Provide an exact copy of the data, excluding the images.

• Data shown:

==============================

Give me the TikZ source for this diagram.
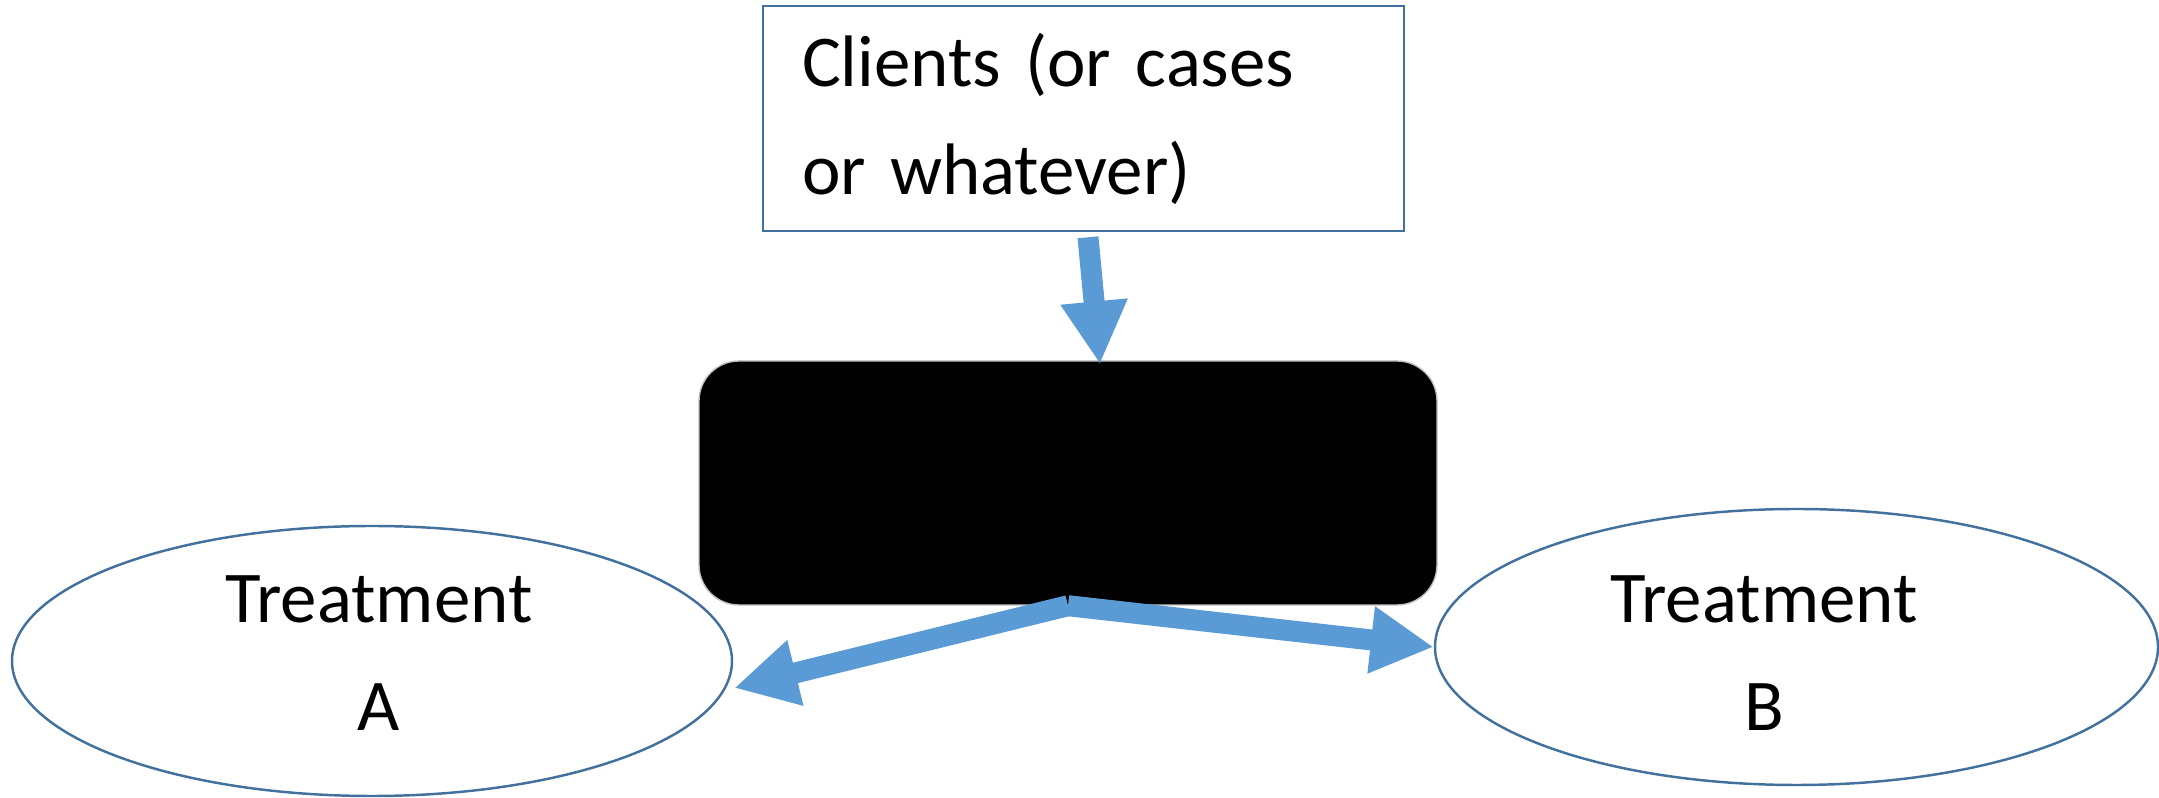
\documentclass[tikz,border=0pt]{standalone}
\usepackage{fontspec}
\setmainfont{Carlito}
\usepackage{tikz}
\usetikzlibrary{arrows.meta,positioning,shapes.geometric}
\definecolor{outl}{HTML}{41719C}
\definecolor{pilblue}{HTML}{5B9BD5}
\newcommand{\diagfont}{\fontsize{20.75pt}{30.7pt}\selectfont}
\tikzset{
    %Define style for the text box
    clientbox/.style={
    	rectangle,
    	draw=outl, line width=0.7pt,
    	minimum width=6.41cm,
    	minimum height=2.25cm,
    	inner xsep=0.39cm,
    	text width=5.63cm,
    	align=left,
    	font=\diagfont
    },
    %Define style for the black box
    blackbox/.style={
    	rectangle,
    	rounded corners=0.4cm,
    	draw=gray!50, thin,
    	fill=black,
    	minimum width=7.38cm,
    	minimum height=2.44cm
    },
    %Define style for the treatments
    treat/.style={
    	ellipse,
    	draw=outl, line width=0.7pt,
    	minimum width=7.2cm,
    	minimum height=2.7cm,
    	inner sep=0pt
    },
    treatlabel/.style={
    	align=center,
    	inner sep=0pt,
    	font=\diagfont
    },
    % Define arrow style
    pil/.style={
    	-{Triangle[length=0.63cm,width=0.63cm]},
    	draw=pilblue,
    	line width=0.21cm
    },
}

\begin{document}
\begin{tikzpicture}
\useasboundingbox (0,0) rectangle (21.59,-7.98);
%nodes
\node[blackbox](black) at (10.68,-4.83){};
\node[clientbox, above=1.28cm of black, xshift=0.155cm](clients){Clients (or cases\\or whatever)};
\node[treat](ta) at (3.72,-6.61){};
\node[treat, minimum width=7.23cm, minimum height=2.76cm](tb) at (17.965,-6.47){};
\node[treatlabel] (tatext) at ([xshift=0.07cm,yshift=0.075cm]ta.center){Treatment\\A};
\node[treatlabel] (tbtext) at ([xshift=-0.325cm,yshift=-0.065cm]tb.center){Treatment\\B};
%arrows
\draw[pil] ([xshift=0.045cm,yshift=-0.05cm]clients.south) -- ([xshift=0.32cm,yshift=-0.04cm]black.north);
\draw[pil] (black.south) -- ([xshift=0.01cm,yshift=-0.27cm]ta.east);
\draw[pil] (black.south) -- (tb.west);
\end{tikzpicture}
\end{document}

==============================

• Result of the task:
Give me the TikZ source for this diagram.
\documentclass[tikz,border=0pt]{standalone}
\usepackage{fontspec}
\setmainfont{Carlito}
\usepackage{tikz}
\usetikzlibrary{arrows.meta,positioning,shapes.geometric}
\definecolor{outl}{HTML}{41719C}
\definecolor{pilblue}{HTML}{5B9BD5}
\newcommand{\diagfont}{\fontsize{20.75pt}{30.7pt}\selectfont}
\tikzset{
    %Define style for the text box
    clientbox/.style={
    	rectangle,
    	draw=outl, line width=0.7pt,
    	minimum width=6.41cm,
    	minimum height=2.25cm,
    	inner xsep=0.39cm,
    	text width=5.63cm,
    	align=left,
    	font=\diagfont
    },
    %Define style for the black box
    blackbox/.style={
    	rectangle,
    	rounded corners=0.4cm,
    	draw=gray!50, thin,
    	fill=black,
    	minimum width=7.38cm,
    	minimum height=2.44cm
    },
    %Define style for the treatments
    treat/.style={
    	ellipse,
    	draw=outl, line width=0.7pt,
    	minimum width=7.2cm,
    	minimum height=2.7cm,
    	inner sep=0pt
    },
    treatlabel/.style={
    	align=center,
    	inner sep=0pt,
    	font=\diagfont
    },
    % Define arrow style
    pil/.style={
    	-{Triangle[length=0.63cm,width=0.63cm]},
    	draw=pilblue,
    	line width=0.21cm
    },
}

\begin{document}
\begin{tikzpicture}
\useasboundingbox (0,0) rectangle (21.59,-7.98);
%nodes
\node[blackbox](black) at (10.68,-4.83){};
\node[clientbox, above=1.28cm of black, xshift=0.155cm](clients){Clients (or cases\\or whatever)};
\node[treat](ta) at (3.72,-6.61){};
\node[treat, minimum width=7.23cm, minimum height=2.76cm](tb) at (17.965,-6.47){};
\node[treatlabel] (tatext) at ([xshift=0.07cm,yshift=0.075cm]ta.center){Treatment\\A};
\node[treatlabel] (tbtext) at ([xshift=-0.325cm,yshift=-0.065cm]tb.center){Treatment\\B};
%arrows
\draw[pil] ([xshift=0.045cm,yshift=-0.05cm]clients.south) -- ([xshift=0.32cm,yshift=-0.04cm]black.north);
\draw[pil] (black.south) -- ([xshift=0.01cm,yshift=-0.27cm]ta.east);
\draw[pil] (black.south) -- (tb.west);
\end{tikzpicture}
\end{document}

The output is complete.